▶ Given request
Repeat only the lines from the one containing "Reproduce this chart with matplotlib." through the one containing "ax.axvline(0, color='#868686', linewidth=1.5)", exactly as written, both ends included.

▶ Provided records

%%

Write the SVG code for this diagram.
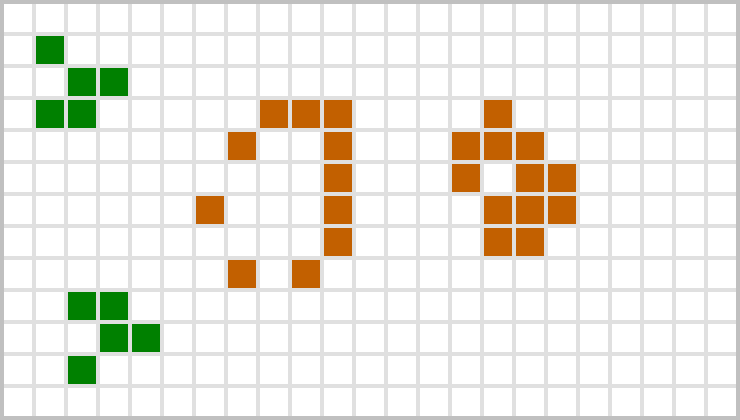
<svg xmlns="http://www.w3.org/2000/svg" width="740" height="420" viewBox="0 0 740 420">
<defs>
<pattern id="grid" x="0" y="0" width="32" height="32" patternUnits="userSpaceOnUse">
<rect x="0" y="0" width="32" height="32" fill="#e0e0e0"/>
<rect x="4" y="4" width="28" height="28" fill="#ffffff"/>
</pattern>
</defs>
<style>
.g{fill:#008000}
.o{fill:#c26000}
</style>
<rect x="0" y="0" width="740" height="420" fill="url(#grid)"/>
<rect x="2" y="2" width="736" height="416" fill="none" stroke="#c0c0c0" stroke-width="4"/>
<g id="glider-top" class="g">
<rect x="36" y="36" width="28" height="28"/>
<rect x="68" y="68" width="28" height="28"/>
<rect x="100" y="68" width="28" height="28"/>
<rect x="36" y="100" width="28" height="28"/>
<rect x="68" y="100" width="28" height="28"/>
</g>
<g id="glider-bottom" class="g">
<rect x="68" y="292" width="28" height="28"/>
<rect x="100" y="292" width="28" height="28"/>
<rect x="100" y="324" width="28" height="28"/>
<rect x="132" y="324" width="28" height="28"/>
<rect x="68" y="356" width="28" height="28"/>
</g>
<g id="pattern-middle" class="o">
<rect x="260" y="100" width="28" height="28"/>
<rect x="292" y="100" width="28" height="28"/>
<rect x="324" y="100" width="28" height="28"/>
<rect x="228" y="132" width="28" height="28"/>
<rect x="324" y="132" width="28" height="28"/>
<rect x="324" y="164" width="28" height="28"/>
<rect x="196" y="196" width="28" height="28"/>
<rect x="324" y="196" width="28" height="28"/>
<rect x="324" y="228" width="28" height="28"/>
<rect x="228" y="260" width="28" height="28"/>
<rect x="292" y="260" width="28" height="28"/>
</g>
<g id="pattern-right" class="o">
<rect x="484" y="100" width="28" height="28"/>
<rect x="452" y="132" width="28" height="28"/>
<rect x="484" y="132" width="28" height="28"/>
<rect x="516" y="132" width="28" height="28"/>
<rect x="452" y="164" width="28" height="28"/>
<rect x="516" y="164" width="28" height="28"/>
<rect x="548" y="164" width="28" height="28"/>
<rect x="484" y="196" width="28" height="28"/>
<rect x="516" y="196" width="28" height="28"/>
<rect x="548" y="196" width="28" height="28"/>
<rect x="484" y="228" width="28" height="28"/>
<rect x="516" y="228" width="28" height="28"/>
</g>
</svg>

%%
%%

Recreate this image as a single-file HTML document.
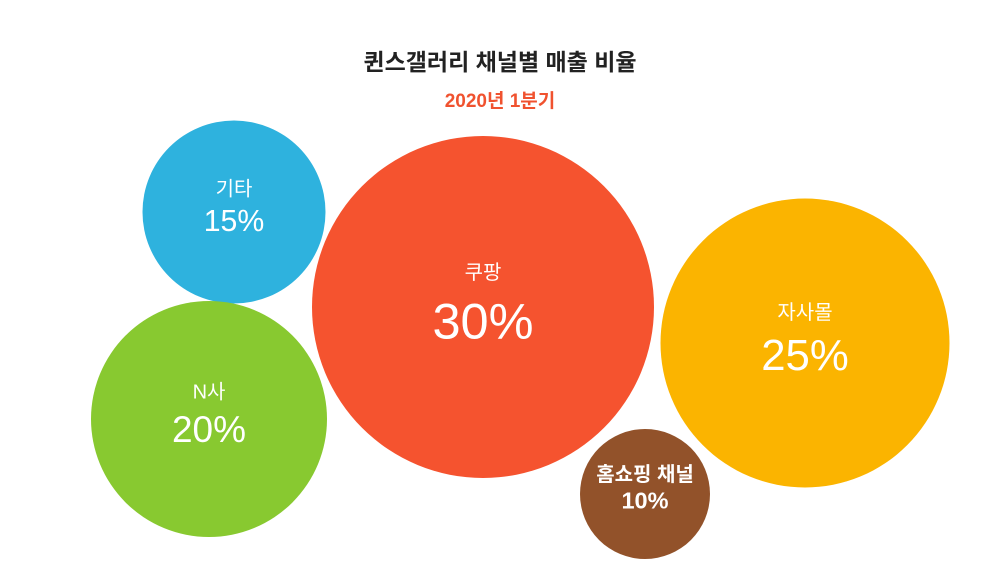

%%
%%

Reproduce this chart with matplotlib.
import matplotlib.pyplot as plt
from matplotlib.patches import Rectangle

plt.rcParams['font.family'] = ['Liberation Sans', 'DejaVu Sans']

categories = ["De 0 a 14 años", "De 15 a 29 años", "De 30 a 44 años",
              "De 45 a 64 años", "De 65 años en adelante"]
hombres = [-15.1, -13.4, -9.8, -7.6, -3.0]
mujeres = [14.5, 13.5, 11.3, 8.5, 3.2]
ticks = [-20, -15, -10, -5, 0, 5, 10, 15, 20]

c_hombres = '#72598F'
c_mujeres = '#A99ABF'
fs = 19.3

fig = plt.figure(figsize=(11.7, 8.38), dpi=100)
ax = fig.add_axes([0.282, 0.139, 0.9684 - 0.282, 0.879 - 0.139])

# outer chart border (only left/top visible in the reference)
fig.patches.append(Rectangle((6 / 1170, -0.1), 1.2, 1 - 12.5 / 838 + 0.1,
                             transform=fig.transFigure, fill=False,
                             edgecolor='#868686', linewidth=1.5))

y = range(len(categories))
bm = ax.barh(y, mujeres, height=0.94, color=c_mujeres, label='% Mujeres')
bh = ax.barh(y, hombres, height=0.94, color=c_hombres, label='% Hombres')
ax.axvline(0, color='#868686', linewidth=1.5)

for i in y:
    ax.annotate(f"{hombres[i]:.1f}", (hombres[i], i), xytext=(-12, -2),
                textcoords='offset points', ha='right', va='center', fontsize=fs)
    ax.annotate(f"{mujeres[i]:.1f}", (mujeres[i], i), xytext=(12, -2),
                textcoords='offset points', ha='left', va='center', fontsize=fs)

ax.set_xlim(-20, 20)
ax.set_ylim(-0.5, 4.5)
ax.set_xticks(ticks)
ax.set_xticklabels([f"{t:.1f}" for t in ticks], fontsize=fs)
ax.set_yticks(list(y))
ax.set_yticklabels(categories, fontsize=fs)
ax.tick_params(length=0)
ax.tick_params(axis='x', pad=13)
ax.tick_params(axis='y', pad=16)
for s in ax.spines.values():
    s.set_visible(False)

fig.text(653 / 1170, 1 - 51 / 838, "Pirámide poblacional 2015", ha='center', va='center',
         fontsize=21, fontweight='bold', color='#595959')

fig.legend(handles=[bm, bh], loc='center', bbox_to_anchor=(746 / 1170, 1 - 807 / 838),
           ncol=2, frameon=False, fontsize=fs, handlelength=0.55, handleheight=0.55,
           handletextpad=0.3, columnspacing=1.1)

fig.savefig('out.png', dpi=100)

%%

▶ Task result
Reproduce this chart with matplotlib.
import matplotlib.pyplot as plt
from matplotlib.patches import Rectangle

plt.rcParams['font.family'] = ['Liberation Sans', 'DejaVu Sans']

categories = ["De 0 a 14 años", "De 15 a 29 años", "De 30 a 44 años",
              "De 45 a 64 años", "De 65 años en adelante"]
hombres = [-15.1, -13.4, -9.8, -7.6, -3.0]
mujeres = [14.5, 13.5, 11.3, 8.5, 3.2]
ticks = [-20, -15, -10, -5, 0, 5, 10, 15, 20]

c_hombres = '#72598F'
c_mujeres = '#A99ABF'
fs = 19.3

fig = plt.figure(figsize=(11.7, 8.38), dpi=100)
ax = fig.add_axes([0.282, 0.139, 0.9684 - 0.282, 0.879 - 0.139])

# outer chart border (only left/top visible in the reference)
fig.patches.append(Rectangle((6 / 1170, -0.1), 1.2, 1 - 12.5 / 838 + 0.1,
                             transform=fig.transFigure, fill=False,
                             edgecolor='#868686', linewidth=1.5))

y = range(len(categories))
bm = ax.barh(y, mujeres, height=0.94, color=c_mujeres, label='% Mujeres')
bh = ax.barh(y, hombres, height=0.94, color=c_hombres, label='% Hombres')
ax.axvline(0, color='#868686', linewidth=1.5)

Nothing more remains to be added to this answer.